Reputation starts online these days and switched on candidates get this – US president Barack Obama’s most recent presidential campaign demonstrated this well and his campaign strategists leveraged digital communities and analytics exceptionally well. Reputations now cast long digital shadows.

Many people check me out online before meeting me. Online is where you can get a decent view of someone, their organisation, their friends, their past and their views. In future we’ll be able to decide politicians’ success or failure with a few hand gestures (perhaps not the ones you’re thinking of right now) and taps on a screen of your choice.

Many young Kiwis have tens of thousands of followers in their digital communities. There are Aucklanders who have big online followings who might to try and extend their online influence to the local community through representation on a local board or the council.

E-voting would make candidacy more attractive for these people and potentially help drive richer election and candidate information. Well, more than the bio you get in the mail. How you make any kind of decent decision based on those, who knows?

Most Kiwis see local body politics as largely irrelevant, so they decided not to bother participating in the recent local body elections. An abysmal 40 percent of eligible voters turned out in this month’s Auckland local body elections with a national average of just 43 percent.

Local body issues are relevant, so if there’s anything that can be done to increase participation beyond specialist interest groups, egotists, gravy train politicians and cronies, we should pursue it.

The rise of digital and social media has democratised information, let’s hope it can now help inform democracy. The introduction of e-voting should make it not just faster, quicker and cheaper to vote, but also increase participation rates and make better informed voters.

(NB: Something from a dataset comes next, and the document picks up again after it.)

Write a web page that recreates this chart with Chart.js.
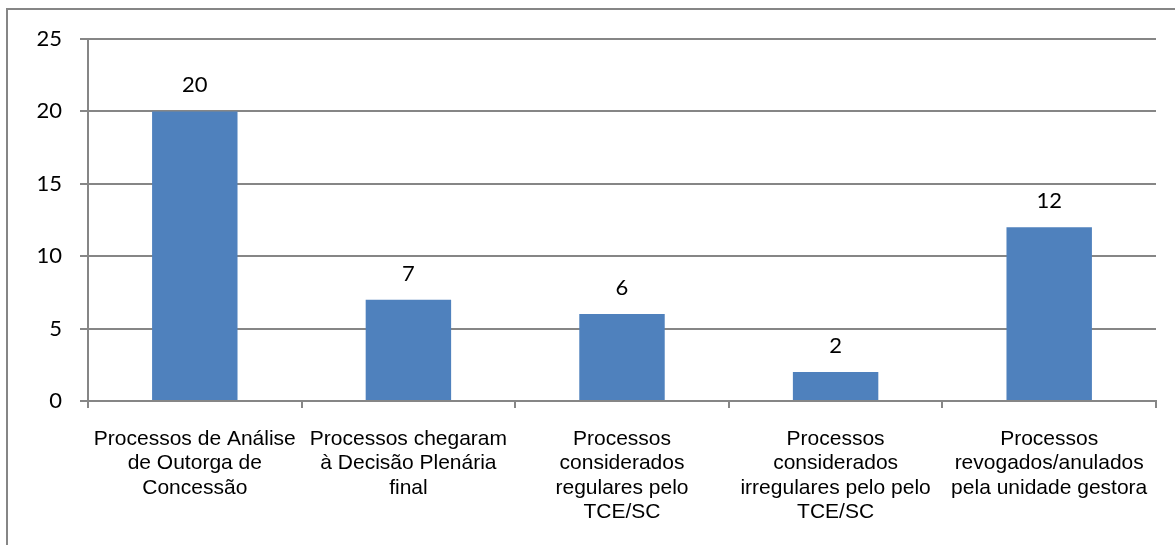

The opportunity to convince a raft of new generation, digitally savvy politicians and voters to participate through making government more relevant online can only be positive.

Love it or love to hate it, social media is here to stay, however it evolves. E-voting is one way we can include digital communities of very strip in decision making about issues that matter.

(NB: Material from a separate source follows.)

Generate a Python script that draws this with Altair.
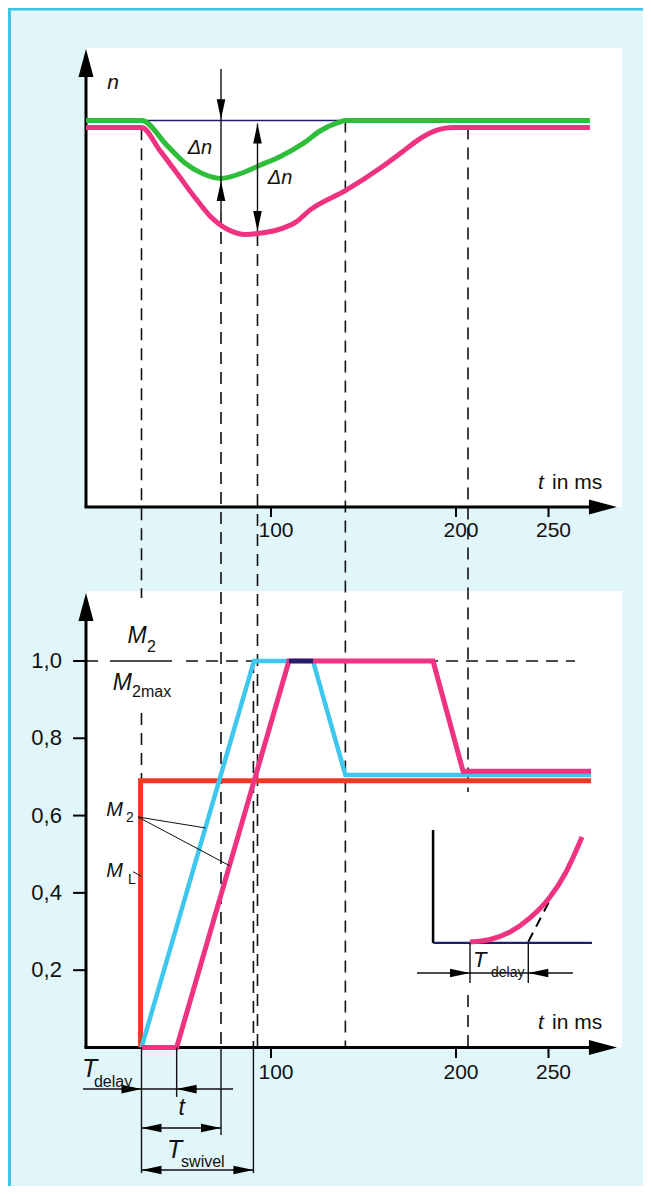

Security and privacy are paramount with any e-voting system but I think those issues are solvable. Norway has just undertaken its second round of electronic voting. While security concerns were raised, all the source code for the system underpinning the trial is being shared publicly.

According to the Ministry of Local Government and Regional Development, the ministry responsible for running elections in Norway, e-voting participation increased significantly this year compared to 2011.

We will be e-voting, it’s just a matter of when. Next stop, referendums. Those wonderful, slow-moving, very expensive tools for getting the populace to decide on an issue. How much faster, cheaper and more decisive they could be if taken online?

Strahan Wallis is general manager of public relations company Porter Novelli.